Every family has experienced this at one time or another – lots of passion and spice in your relationship until the children come along. Somewhere along the way those times you used to spend alone with just each other are replaced with trying to catch up on sleep because of a baby, children crawling into bed with you in the middle of the night, overly busy schedules, etc.
It’s important that while you’re doing your best to raise your family you don’t lose sight of what brought you together as a couple. Here are some great ways to help keep the love alive even if you have small children in the home:
- Flirting isn’t just for dating. Send your significant other a love note, a sweet text message or just an email that says you can’t wait for the two of you to be alone.
- Compliment each other.
- Let the small chores go in favor of spending an extra few minutes together.
- Make a lunch date once a month and KEEP it!
- Can’t go out on a date? Make a date at home. After the kiddos go to bed, cook dinner together, light some candles and spend the evening catching up.

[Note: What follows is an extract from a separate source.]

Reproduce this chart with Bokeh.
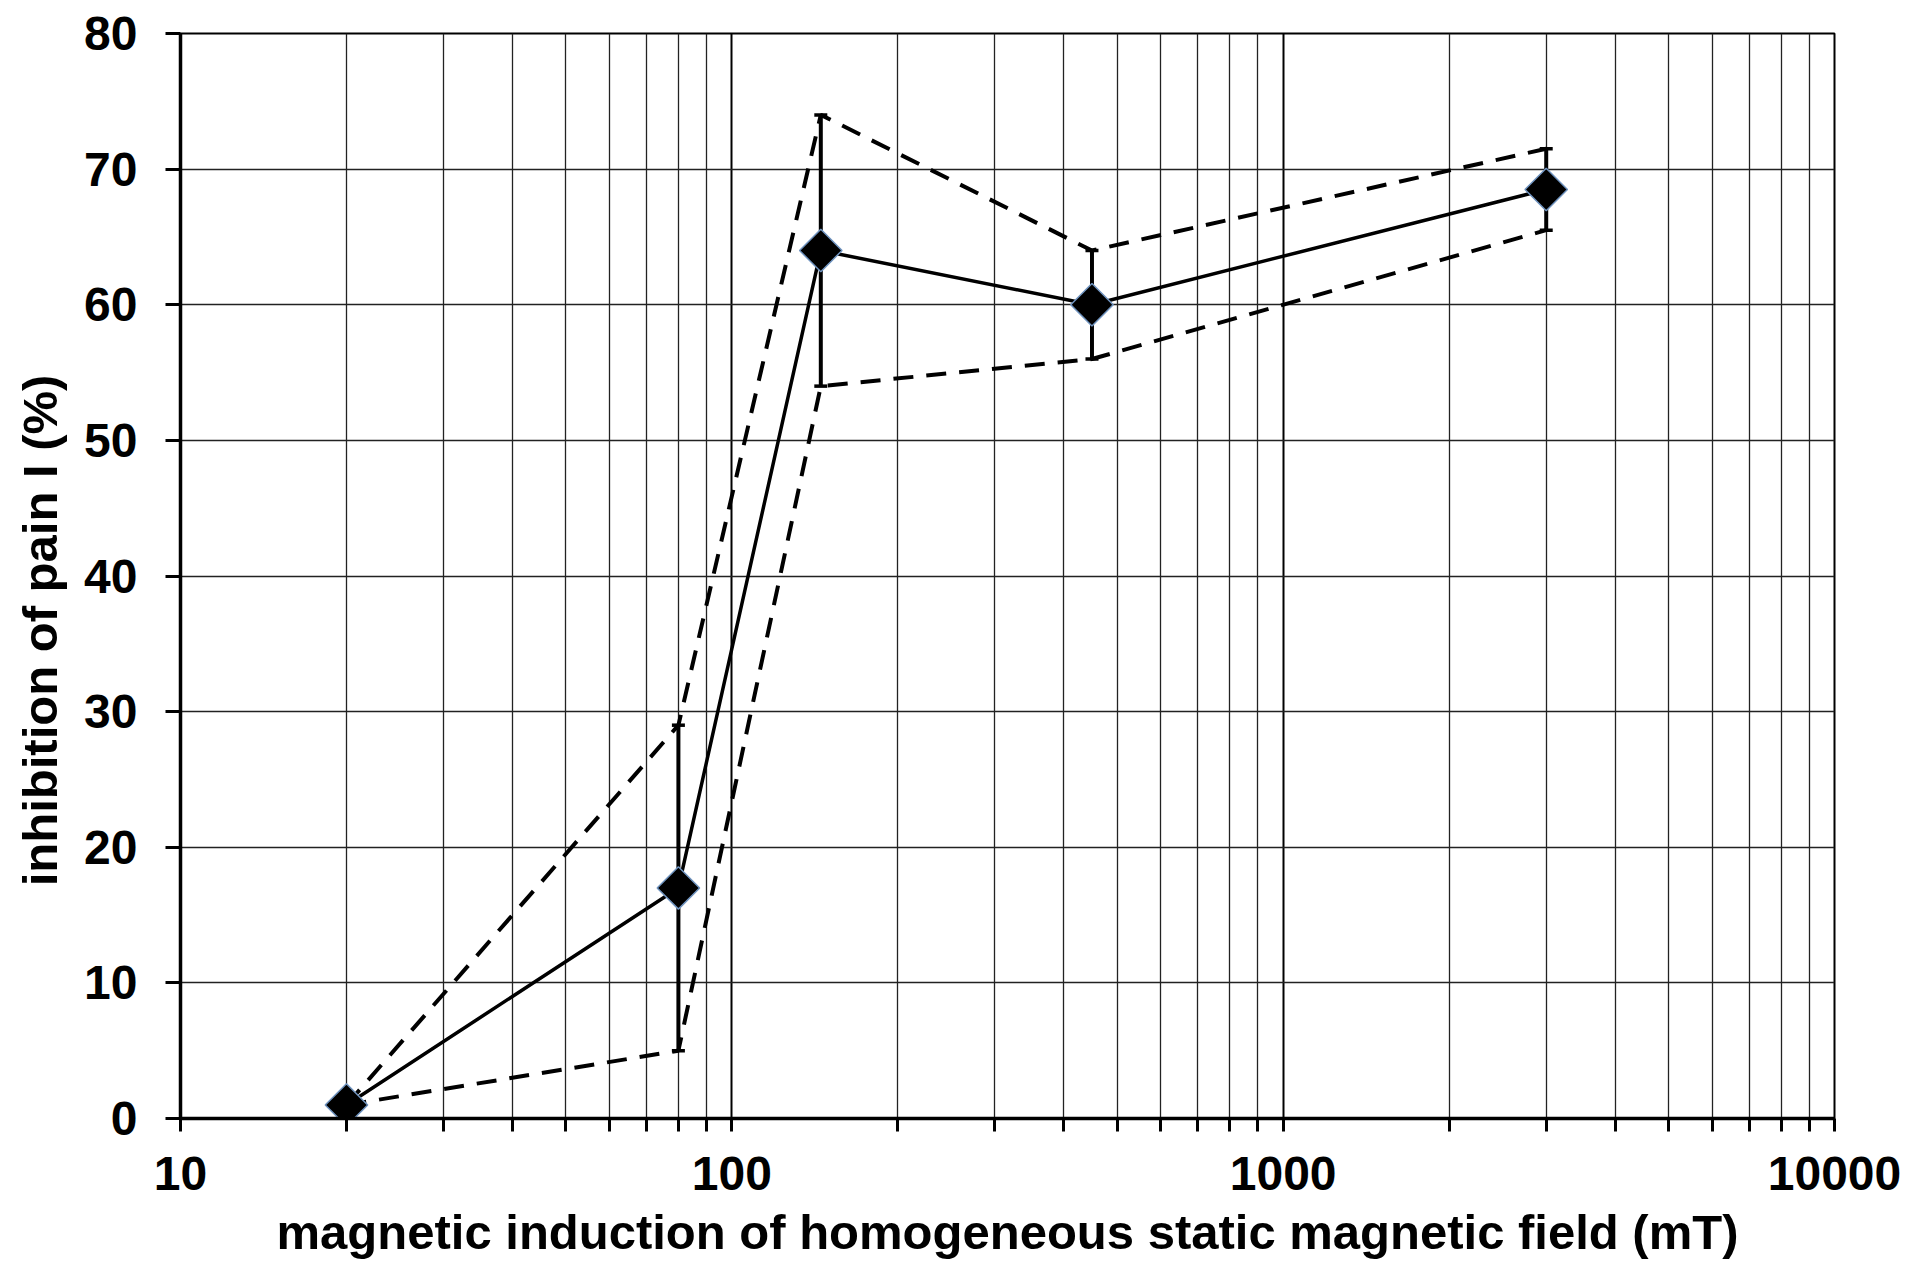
import math
from bokeh.plotting import figure
from bokeh.models import (ColumnDataSource, Whisker, TeeHead,
                          FixedTicker, NumeralTickFormatter)
from bokeh.embed import file_html
from bokeh.resources import INLINE

# ---- data ----
field_mT = [20, 80, 145, 450, 3000]
inhibition = [1, 17, 64, 60, 68.5]
upper = [1, 29, 74, 64, 71.5]
lower = [1, 5, 54, 56, 65.5]

x_ticks = [10, 100, 1000, 10000]
y_ticks = [0, 10, 20, 30, 40, 50, 60, 70, 80]
x_title = "magnetic induction of homogeneous static magnetic field (mT)"
y_title = "inhibition of pain I (%)"

FONT = "Liberation Sans"

W, H = 1911, 1277
ML, MR, MT, MB = 180, 77, 33, 159

p = figure(width=W, height=H, x_axis_type="log",
           x_range=(x_ticks[0], x_ticks[-1]), y_range=(y_ticks[0], y_ticks[-1]),
           output_backend="svg", toolbar_location=None,
           min_border_left=ML, min_border_right=MR,
           min_border_top=MT, min_border_bottom=MB)
p.background_fill_color = "white"
p.border_fill_color = "white"
p.outline_line_color = "black"
p.outline_line_width = 2

minor = [m * d for d in x_ticks[:-1] for m in range(2, 10)]
p.xaxis.ticker = FixedTicker(ticks=x_ticks, minor_ticks=minor)
p.xaxis.formatter = NumeralTickFormatter(format="0")
p.yaxis.ticker = FixedTicker(ticks=y_ticks)

for ax in (p.xaxis, p.yaxis):
    ax.axis_line_width = 3.5
    ax.axis_line_color = "black"
    ax.major_tick_line_width = 3
    ax.major_tick_line_color = "black"
    ax.minor_tick_line_width = 3
    ax.minor_tick_line_color = "black"
    ax.major_tick_in = 0
    ax.minor_tick_in = 0
    ax.major_label_text_font = FONT
    ax.major_label_text_font_style = "bold"
    ax.major_label_text_font_size = "48px"
    ax.major_label_text_color = "black"
    ax.axis_label_text_font = FONT
    ax.axis_label_text_font_style = "bold"
    ax.axis_label_text_font_size = "49px"
    ax.axis_label_text_color = "black"

p.xaxis.major_tick_out = 13
p.xaxis.minor_tick_out = 13
p.xaxis.major_label_standoff = 25
p.xaxis.axis_label = x_title
p.xaxis.axis_label_standoff = 12

p.yaxis.major_tick_out = 15
p.yaxis.minor_tick_out = 0
p.yaxis.major_label_standoff = 28
# trailing no-break spaces shift the centred title toward the bottom, as in the reference
p.yaxis.axis_label = y_title + "\u00a0" * 8
p.yaxis.axis_label_standoff = 14

p.xgrid.grid_line_color = "black"
p.xgrid.grid_line_width = 2
p.xgrid.minor_grid_line_color = "#222222"
p.xgrid.minor_grid_line_width = 1.3
p.ygrid.grid_line_color = "#222222"
p.ygrid.grid_line_width = 1.4

src = ColumnDataSource(dict(x=field_mT, y=inhibition, up=upper, lo=lower))

DASH = "20 13"
p.line("x", "up", source=src, line_color="black", line_width=4, line_dash=DASH)
p.line("x", "lo", source=src, line_color="black", line_width=4, line_dash=DASH)

wh = Whisker(source=src, base="x", upper="up", lower="lo",
             line_color="black", line_width=4,
             upper_head=TeeHead(size=13, line_width=3.5, line_color="black"),
             lower_head=TeeHead(size=13, line_width=3.5, line_color="black"))
p.add_layout(wh)

p.line("x", "y", source=src, line_color="black", line_width=3.5)
p.scatter("x", "y", source=src, marker="square", size=30, angle=math.pi / 4,
          fill_color="black", line_color="#6f93bf", line_width=1.5)

open("out.html", "w").write(file_html(p, INLINE))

- Go to bed at the same time. This may sound silly and simple but you’d be surprised at how effective this is. It’s difficult to keep romance alive when one spouse comes to bed after the other is already asleep.
- Never miss a chance to hug or kiss your spouse “just because.”
- Don’t forget the little things. Thank each other for the work that each of you do. Appreciate each other’s contributions.
Keep in mind that your children will eventually grow and leave home to lead lives of their own. It’s important that you keep “investing” in your personal relationship with each other so that when you are alone again, you still enjoy each other as much as you did before the children came along.